“There must be something in the water in Minnesota,” writes Keith Ellison (D-MN) in his new memoir My Country, ’Tis of Thee, “because historically, despite its seemingly homogeneous population, the state has produced some of our more radical political thinkers, and its people have put their prejudices aside to vote for them.” Granted, Ellison was born and raised in Detroit, but the four-term congressman from Minnesota’s Fifth District is boldly following in the footsteps of Humphrey, McCarthy, Mondale and Wellstone.

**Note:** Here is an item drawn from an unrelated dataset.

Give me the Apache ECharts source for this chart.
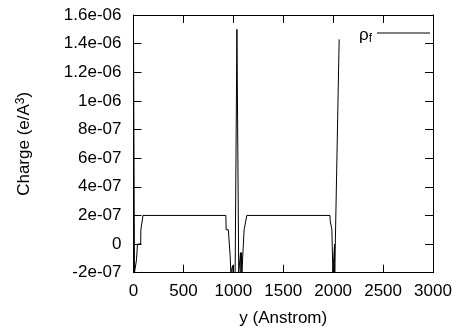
<!DOCTYPE html>
<html>
<head>
<meta charset="utf-8">
<script src="https://cdn.jsdelivr.net/npm/echarts@6/dist/echarts.min.js"></script>
<style>
  html, body { margin: 0; padding: 0; background: #ffffff; }
  #chart { width: 456px; height: 334px; }
</style>
</head>
<body>
<div id="chart"></div>
<script>
// Free charge density profile along y (Angstrom)
var positions = [0, 10, 28, 30, 38, 40, 72, 74, 93, 95,
  925, 928, 950, 968, 975, 990, 993, 996, 1018, 1036,
  1054, 1068, 1072, 1076, 1082, 1086, 1092, 1108, 1115, 1135,
  1968, 1970, 1985, 1987, 1997, 2012, 2014, 2016, 2030, 2060];
var rhoF = [1.47e-6, -2.0e-7, -2.0e-7, -1.1e-7, -1.1e-7, 0, 0, 1.0e-7, 1.0e-7, 2.0e-7,
  2.0e-7, 1.0e-7, 1.0e-7, -0.8e-7, -2.0e-7, -2.0e-7, -1.5e-7, -2.0e-7, -2.0e-7, 1.5e-6,
  -2.0e-7, -2.0e-7, -0.6e-7, -2.0e-7, -0.6e-7, -2.0e-7, -2.0e-7, 1.0e-7, 1.0e-7, 2.0e-7,
  2.0e-7, 1.65e-7, 1.65e-7, 1.0e-7, -2.0e-7, -2.0e-7, 0, -2.0e-7, -2.0e-7, 1.43e-6];
var yTickLabels = ['-2e-07', '0', '2e-07', '4e-07', '6e-07', '8e-07',
  '1e-06', '1.2e-06', '1.4e-06', '1.6e-06'];
var xTickLabels = ['0', '500', '1000', '1500', '2000', '2500', '3000'];

var points = positions.map(function (p, i) { return [p, rhoF[i]]; });

var FONT = 'Liberation Sans, Arial, sans-serif';
var black = '#000000';

function xAxisCfg(pos, showLabels) {
  return {
    type: 'value', position: pos, min: 0, max: 3000, interval: 500,
    axisLine: { show: true, onZero: false, lineStyle: { color: black, width: 1 } },
    axisTick: { show: true, inside: true, length: 8, lineStyle: { color: black } },
    axisLabel: {
      show: showLabels, color: black, fontFamily: FONT, fontSize: 17, margin: 10,
      formatter: function (v, idx) { return xTickLabels[idx]; }
    },
    splitLine: { show: false }
  };
}
function yAxisCfg(pos, showLabels) {
  return {
    type: 'value', position: pos, min: -2e-7, max: 1.6e-6, interval: 2e-7,
    axisLine: { show: true, onZero: false, lineStyle: { color: black, width: 1 } },
    axisTick: { show: true, inside: true, length: 8, lineStyle: { color: black } },
    axisLabel: {
      show: showLabels, color: black, fontFamily: FONT, fontSize: 17, margin: 12,
      formatter: function (v, idx) { return yTickLabels[idx]; }
    },
    splitLine: { show: false }
  };
}

var xBottom = xAxisCfg('bottom', true);
xBottom.name = 'y (Anstrom)';
xBottom.nameLocation = 'middle';
xBottom.nameGap = 37;
xBottom.nameTextStyle = { color: black, fontFamily: FONT, fontSize: 17 };

var yLeft = yAxisCfg('left', true);
yLeft.name = '{a|Charge (e/A}{s|3}{a|)}';
yLeft.nameLocation = 'middle';
yLeft.nameRotate = 90;
yLeft.nameGap = 99;
yLeft.nameTextStyle = {
  rich: {
    a: { color: black, fontFamily: FONT, fontSize: 17 },
    s: { color: black, fontFamily: FONT, fontSize: 12, verticalAlign: 'top', padding: [0, 0, 8, 0] }
  }
};

var chart = echarts.init(document.getElementById('chart'), null, { renderer: 'canvas' });
chart.setOption({
  backgroundColor: '#ffffff',
  animation: false,
  grid: { left: 133.5, right: 23, top: 15, bottom: 61.3, containLabel: false, outerBoundsMode: 'none' },
  legend: {
    right: 26, top: 27, align: 'right', padding: 0,
    icon: 'rect', itemWidth: 53, itemHeight: 1, itemGap: 8,
    textStyle: {
      rich: {
        r: { color: black, fontFamily: FONT, fontSize: 17, padding: [5, 0, 0, 0] },
        f: { color: black, fontFamily: FONT, fontSize: 12, verticalAlign: 'bottom', padding: [12, 0, 0, 0] }
      }
    },
    formatter: function () { return '{r|ρ}{f|f}'; },
    data: [{ name: 'rho_f', itemStyle: { color: black } }]
  },
  xAxis: [xBottom, xAxisCfg('top', false)],
  yAxis: [yLeft, yAxisCfg('right', false)],
  series: [{
    name: 'rho_f', type: 'line', data: points,
    symbol: 'none', lineStyle: { color: black, width: 1 }, itemStyle: { color: black },
    clip: true
  }]
});
</script>
</body>
</html>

“Paul Wellstone was my model”; he writes, “my exemplar of an effective politician.” Wellstone “answered to the people and did so with honesty and conviction, and people appreciated that.” Within the context of the do-nothing 113th Congress, Ellison’s reasonability seems downright revolutionary. “When you’re a leader,” Ellison writes, “you cannot ignore parts of your constituency, even if you know they’re not going to vote for you.” There are Republicans in Minneapolis, too—a lesson that countless members of congress have forgotten vis-a-vis their own hometown opposition.
Perhaps most representative of Ellison’s efforts (and of Congressional intractability) is the bipartisan Preserving Homeownership Act of 2012, which Ellison co-introduced with Representatives Gary Peters (D-MI) and John Campbell (R-CA). The bill, which includes a principal-reduction program and which the Republican majority has precluded from passing, is a “win-win proposition that resulted from a moderate Democrat, a progressive Democrat, and a Republican working together to help home owners. When members of Congress talk informally about the things happening in our individual districts, we find that we share many common issues.” Nevertheless, the bill remains a victim of “politics [trumping] common sense,” a non-starter (or half-starter) in a legislature focused on maintaining acrimony across the aisle.
Ellison is a believer in activism, and he believes that so-called “regular folks” can influence their legislators. With Raúl Grijalva (D-Ariz.), Ellison is co-chair of the Congressional Progressive Caucus, a position he ran for “to connect working Americans with members of Congress who want to partner with them.” Not only is Ellison eager to work with Republicans, he’s also intent on increasing citizen participation in government (If you stay disgruntled yet sit idle on the sidelines, he believes, then you’re just a complainer.) And participation is crucial. He sees himself (and Congress) as part of a vast ecosystem comprising activists, movements, politicians, and voters. “What’s the matter with Congress?” he asks. “Nothing that wide-awake and active Americans can’t fix.”